My Linux drives are all encrypted, and one of the wonderful features of this is that there is no entity or force on this planet that can decrypt them.

What happens if I forget my keys? Same thing that happens if my computer gets struck by a meteor. New drive, new key, restore contents from backups.

It's simple, secure, set-and-forget, and absolutely nobody but me and your favored deity have any idea what's on my drives. Microsoft and the USGov don't have any business having access to my files, and it's completely theoretically impossible for them to gain access within the next few decades.

Don't use Windows. Use a secure operating system. Windows is not security for you, it's security for a hostile authoritarian government.

It's a good start, but FDE alone is still fairly easy to compromise in many cases. If you ever type the password under a camera, it may be leaked. If the device ever leaves your possession and you don't have secure boot, your bootloader can be trivially altered to leak the password. Then there are keyloggers. And cold boot attacks can often be done if your system is running.

Yeah, if the drive can be encrypted by an external party that you didn't give permission, I'm not sure how it's really "encryption" other than burning cycles when doing writes.

> there is no entity or force on this planet that can decrypt them.

At this point I think all of the modern, widely used symmetric cryptography that humans have invented will never be broken in practice, even by another more technologically advanced civilization.

On the asymmetric side, it's a different story. It seems like we were in a huge rush to standardize because we really needed to start PQ encrypting data in transit. All the lattice stuff still seems very green to me. I put P(catastrophic attack) at about 10% over the next decade.

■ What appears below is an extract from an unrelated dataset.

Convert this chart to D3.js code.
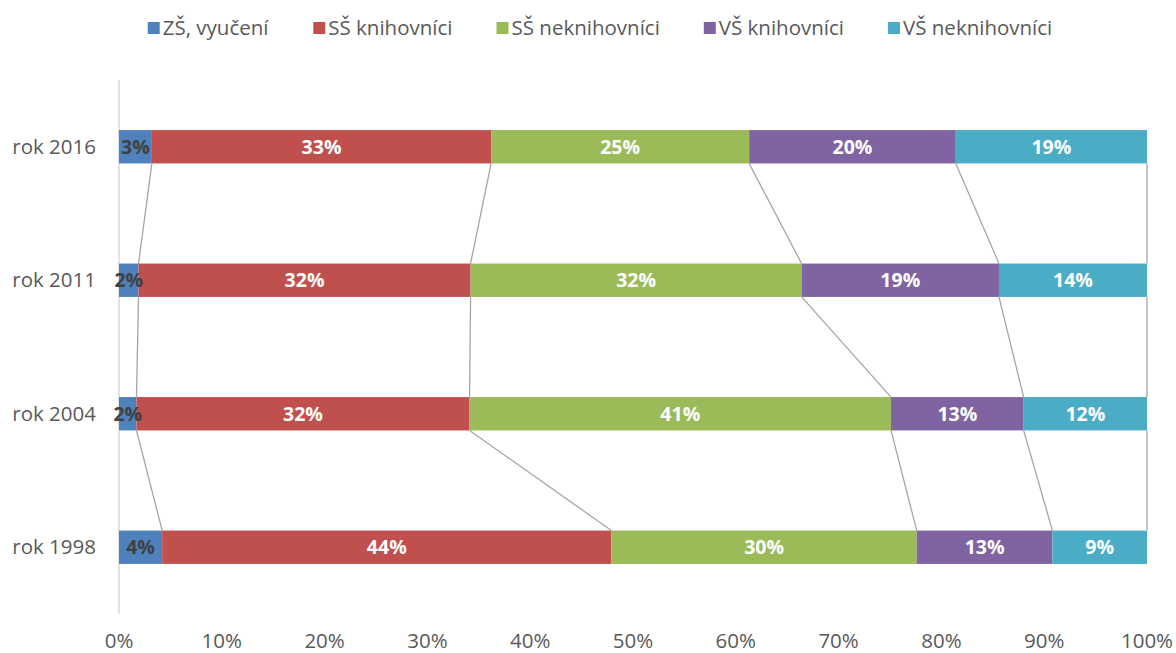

Obligatory XKCD https://xkcd.com/538

  • alternatively, being held in contempt for a decade for refusing to give passwords

    the only real defense of privacy these days is to literally not write anything down or store it in any way

    • You should also have several large random blobs with incriminating filenames on your hard drive. Attackers won't know which one is encrypted and which one is random. If you like, you can have an encrypted blob of decoy data next to your random blobs and your actually incriminating encrypted blob, and if you're duressed, you reveal that one as the real one.